(RAW DATA):
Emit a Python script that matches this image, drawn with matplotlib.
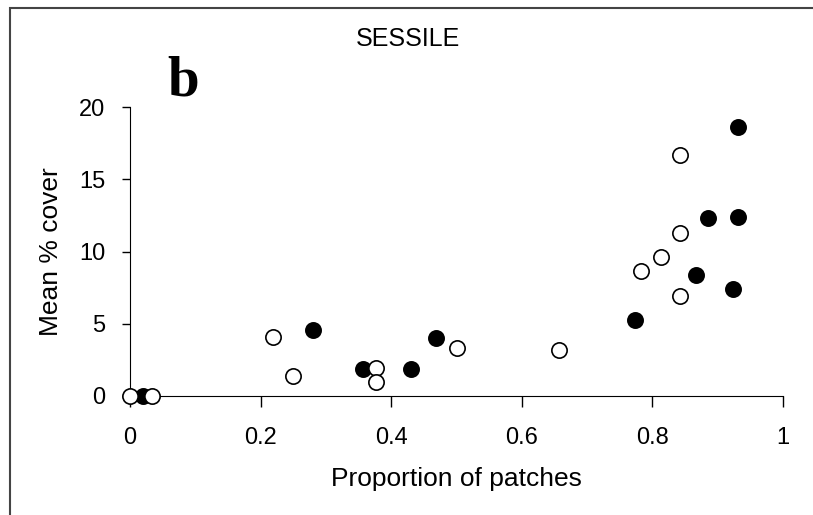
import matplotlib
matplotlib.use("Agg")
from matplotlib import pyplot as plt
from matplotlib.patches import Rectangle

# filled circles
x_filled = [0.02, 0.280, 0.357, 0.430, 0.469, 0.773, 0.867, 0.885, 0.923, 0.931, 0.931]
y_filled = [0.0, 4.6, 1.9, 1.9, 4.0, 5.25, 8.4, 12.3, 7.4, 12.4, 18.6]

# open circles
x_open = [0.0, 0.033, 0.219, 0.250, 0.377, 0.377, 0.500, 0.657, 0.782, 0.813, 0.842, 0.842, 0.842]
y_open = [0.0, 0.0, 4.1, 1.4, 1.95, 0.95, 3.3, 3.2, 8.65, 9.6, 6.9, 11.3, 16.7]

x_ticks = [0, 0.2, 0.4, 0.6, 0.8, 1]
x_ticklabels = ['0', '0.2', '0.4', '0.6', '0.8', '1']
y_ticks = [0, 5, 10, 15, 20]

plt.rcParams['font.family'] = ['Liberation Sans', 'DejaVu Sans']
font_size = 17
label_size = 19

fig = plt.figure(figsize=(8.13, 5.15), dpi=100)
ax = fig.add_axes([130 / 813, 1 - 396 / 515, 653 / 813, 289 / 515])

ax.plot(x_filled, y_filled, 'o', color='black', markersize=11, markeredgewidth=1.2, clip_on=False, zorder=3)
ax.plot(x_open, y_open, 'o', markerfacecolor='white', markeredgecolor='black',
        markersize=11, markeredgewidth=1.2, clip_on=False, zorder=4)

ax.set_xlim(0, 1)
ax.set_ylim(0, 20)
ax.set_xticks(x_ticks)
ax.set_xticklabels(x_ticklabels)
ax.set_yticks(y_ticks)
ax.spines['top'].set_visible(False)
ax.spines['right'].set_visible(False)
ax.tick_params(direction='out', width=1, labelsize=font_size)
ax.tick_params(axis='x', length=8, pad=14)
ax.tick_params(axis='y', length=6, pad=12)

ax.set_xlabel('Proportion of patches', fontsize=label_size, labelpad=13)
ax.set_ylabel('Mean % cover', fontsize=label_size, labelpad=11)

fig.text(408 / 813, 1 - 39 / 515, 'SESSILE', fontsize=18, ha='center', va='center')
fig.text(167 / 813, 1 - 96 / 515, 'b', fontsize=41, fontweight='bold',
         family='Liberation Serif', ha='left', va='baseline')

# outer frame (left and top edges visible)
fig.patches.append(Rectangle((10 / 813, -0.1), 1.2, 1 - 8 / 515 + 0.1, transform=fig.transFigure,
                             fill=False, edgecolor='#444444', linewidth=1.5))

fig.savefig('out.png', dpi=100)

(AIM OF THE TASK):
Count the lines above that contain the word "matplotlib". Give only the number.

(SOLUTION TO THIS EXERCISE):
5